++++ DATASET EXTRACT

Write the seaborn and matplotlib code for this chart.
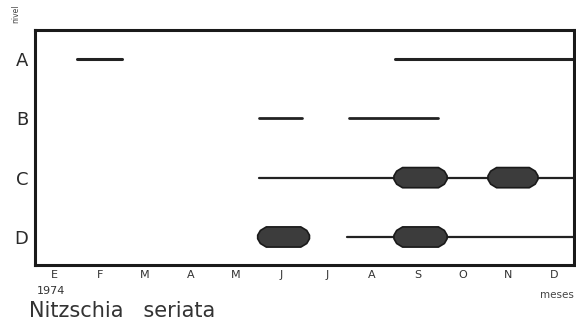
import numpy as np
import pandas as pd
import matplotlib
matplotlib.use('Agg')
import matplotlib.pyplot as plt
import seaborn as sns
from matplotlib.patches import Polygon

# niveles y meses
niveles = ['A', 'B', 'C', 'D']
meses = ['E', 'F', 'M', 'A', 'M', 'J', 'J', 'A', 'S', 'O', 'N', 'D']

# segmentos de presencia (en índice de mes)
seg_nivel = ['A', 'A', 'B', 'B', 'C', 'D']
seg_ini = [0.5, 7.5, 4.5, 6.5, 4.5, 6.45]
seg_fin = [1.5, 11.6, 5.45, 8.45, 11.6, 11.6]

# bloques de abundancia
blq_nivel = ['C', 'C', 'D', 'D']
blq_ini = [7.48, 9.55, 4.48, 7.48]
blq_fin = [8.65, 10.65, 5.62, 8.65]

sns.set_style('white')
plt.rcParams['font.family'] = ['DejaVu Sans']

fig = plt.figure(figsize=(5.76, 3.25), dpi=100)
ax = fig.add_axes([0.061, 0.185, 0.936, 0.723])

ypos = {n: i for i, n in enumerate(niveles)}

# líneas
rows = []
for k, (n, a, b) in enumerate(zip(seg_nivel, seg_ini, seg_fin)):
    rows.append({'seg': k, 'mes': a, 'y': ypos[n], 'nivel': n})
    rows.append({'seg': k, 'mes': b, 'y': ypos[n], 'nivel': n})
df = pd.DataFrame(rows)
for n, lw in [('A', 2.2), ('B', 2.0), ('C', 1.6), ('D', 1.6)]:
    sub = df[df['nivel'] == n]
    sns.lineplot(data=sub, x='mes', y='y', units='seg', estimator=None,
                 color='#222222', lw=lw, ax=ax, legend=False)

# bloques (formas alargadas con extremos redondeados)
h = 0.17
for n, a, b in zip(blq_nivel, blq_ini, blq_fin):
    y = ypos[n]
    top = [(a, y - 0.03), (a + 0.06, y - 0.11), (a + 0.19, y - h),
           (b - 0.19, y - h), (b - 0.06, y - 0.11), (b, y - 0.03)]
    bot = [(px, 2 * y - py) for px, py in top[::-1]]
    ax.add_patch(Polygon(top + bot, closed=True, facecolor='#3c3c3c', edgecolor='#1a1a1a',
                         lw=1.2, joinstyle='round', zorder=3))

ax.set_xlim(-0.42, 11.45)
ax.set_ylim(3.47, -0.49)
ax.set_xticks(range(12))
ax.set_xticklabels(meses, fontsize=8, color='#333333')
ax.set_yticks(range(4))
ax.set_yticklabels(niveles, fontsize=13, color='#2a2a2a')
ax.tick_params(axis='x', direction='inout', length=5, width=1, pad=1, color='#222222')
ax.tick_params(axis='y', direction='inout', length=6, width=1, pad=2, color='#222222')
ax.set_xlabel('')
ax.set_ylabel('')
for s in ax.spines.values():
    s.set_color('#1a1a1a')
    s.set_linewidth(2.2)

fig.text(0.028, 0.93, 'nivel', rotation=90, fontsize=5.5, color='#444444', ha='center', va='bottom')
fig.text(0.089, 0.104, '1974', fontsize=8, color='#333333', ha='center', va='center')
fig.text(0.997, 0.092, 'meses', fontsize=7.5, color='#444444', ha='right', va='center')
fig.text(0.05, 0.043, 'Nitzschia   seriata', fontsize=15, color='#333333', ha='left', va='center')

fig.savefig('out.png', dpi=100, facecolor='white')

++++++++

THE TASK: Repeat, exactly and in full, each line from the start of the data to the line that contains "for i, n in". Pictures do not go in.

TASK OUTPUT:
Write the seaborn and matplotlib code for this chart.
import numpy as np
import pandas as pd
import matplotlib
matplotlib.use('Agg')
import matplotlib.pyplot as plt
import seaborn as sns
from matplotlib.patches import Polygon

# niveles y meses
niveles = ['A', 'B', 'C', 'D']
meses = ['E', 'F', 'M', 'A', 'M', 'J', 'J', 'A', 'S', 'O', 'N', 'D']

# segmentos de presencia (en índice de mes)
seg_nivel = ['A', 'A', 'B', 'B', 'C', 'D']
seg_ini = [0.5, 7.5, 4.5, 6.5, 4.5, 6.45]
seg_fin = [1.5, 11.6, 5.45, 8.45, 11.6, 11.6]

# bloques de abundancia
blq_nivel = ['C', 'C', 'D', 'D']
blq_ini = [7.48, 9.55, 4.48, 7.48]
blq_fin = [8.65, 10.65, 5.62, 8.65]

sns.set_style('white')
plt.rcParams['font.family'] = ['DejaVu Sans']

fig = plt.figure(figsize=(5.76, 3.25), dpi=100)
ax = fig.add_axes([0.061, 0.185, 0.936, 0.723])

ypos = {n: i for i, n in enumerate(niveles)}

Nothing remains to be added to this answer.